Aldus Manutius Demystified
Aldus Manutius, who operated the successful Aldine Press in Renaissance Venice, is hardly a household name, but he has his enthusiasts. One was Vera Kaestlin-Bock, an early member of the WMF Venice Committee who became involved with the committee and its restoration work because it used Aldus’ symbol, a dolphin entwined around an anchor, as its logo. Another was Franklin Murphy, the protean chairman of the Kress Foundation at the same time, who acquired a major collection of Aldus’ books for UCLA when he was its Chancellor. The inventors of Aldus Pagemaker, an early desktop publishing program, were so inspired by his oeuvre that they named their company for him.
Vera Kaestlin, a tiny but fierce woman with the demeanor of a schoolteacher, was already very advanced in age when I met her in the 1980s. She spoke to me at that time about her desire to bring recognition to Aldus, and told me she intended to leave a bequest to the Venice Committee. This she did when she died 20 years later at the age of 106, expressing in her bequest the wish for some activity in her name to honor Aldus.
WMF found its opportunity with the organization of a major exhibition this spring in the newly opened galleries in the Accademia in Venice, on view through the end of July. It answered a lot of questions that had lingered in my mind for years, above all how to understand the significance of this historical figure, whose contribution was the popularization of the pocket book (octavo).
The premise of the exhibition is that Aldus’ publication of the classics of the ancient world in octavo, and their availability to everyman, transformed the arts between 1495 and 1515 when his press was in its heyday.
To publish Aristotle’s works and those of other Greek philosophers and writers, Aldus needed access to manuscripts that were in the collections of kings and princes. He gained this access through the creation of the Aldine Academy, a group of scholars including Erasmus and others (whom he also published), who provided that access. The books of the Aldine Press became both popular and prestigious throughout Europe. They introduced new ideas, values, and tastes across the continent—stories of mythology, the exaltation of nature, the beauty of youth, and the secular world. The model that Renaissance Europe found in the ancient world became the standard by which Europe would measure its own culture for centuries to come.
Just to see Giorgione’s Three Philosophers, The Tempest, and Sleeping Venus in one exhibition, along with works by Carpaccio, Bellini, Tullio Lombardo, and Giambologna, would be enough reason for me to go to the Accademia.
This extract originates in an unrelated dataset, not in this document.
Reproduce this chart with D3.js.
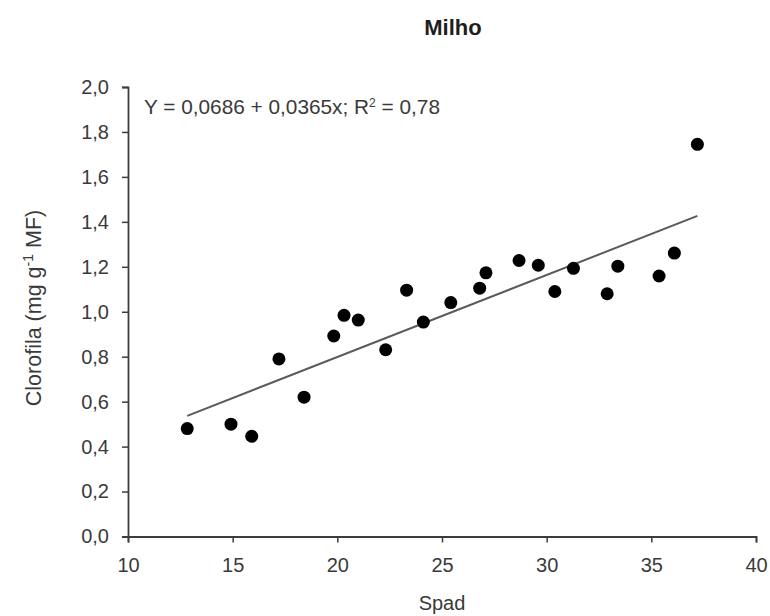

But the exhibition offers much more. It makes the case that the availability of literary works of ancient mythology was the catalyst that inspired these works of art. Painters, sculptors, and architects in Renaissance Venice, reading their pocket editions of the classics, began to depict these themes and to embrace the canons of the ancient world in their work. Paintings and prints depicting ancient themes found their way into princely palaces and ordinary homes where religious subjects had previously dominated.
Then there is Aldus’s greatest achievement—Hypnerotomachia Poliphili, an illustrated erotized romantic fantasy with a story so obscure that no one today has the slightest clue of its meaning. It is, however, considered to be the most beautiful book ever published. The book is present in a beautiful copy lent by Windsor Castle, but also blown up, every octavo pairing, for exhibition-goers to enjoy. It is a beautifully composed book, with every page of script (Italic, invented by Aldus) designed to reflect its content, such as a vase or chalice, and paired on the opposing page with a stunning woodcut illustration.
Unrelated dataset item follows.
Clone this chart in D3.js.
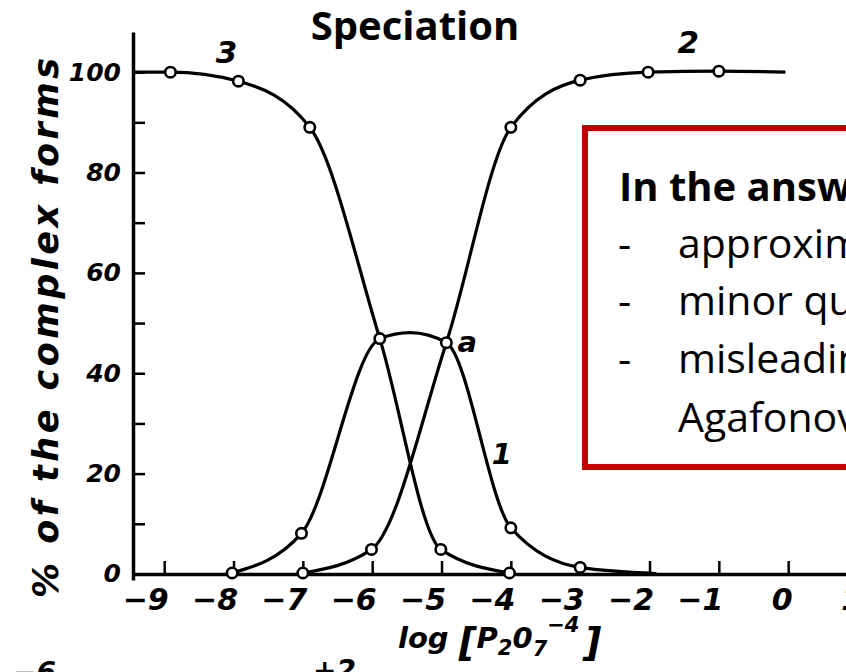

Guido Beltramini, the exhibition’s principal curator, compares Aldus’ achievement to the digital revolution of today. Never before had so much information been so readily available to so many. Vast knowledge, reduced to small pages, created one of the most powerful intellectual revolutions of world history.
WMF supported the exhibition in memory of George and Vera Kaestlin-Bock, and our support made possible loans from U.S. institutions including the National Gallery of Art in Washington and the Pierpont Morgan Library in New York as well as the audio guide tour of the exhibition. I have to be grateful to Vera—and to the exhibition’s organizers—for illuminating this pivotal moment in the history of culture.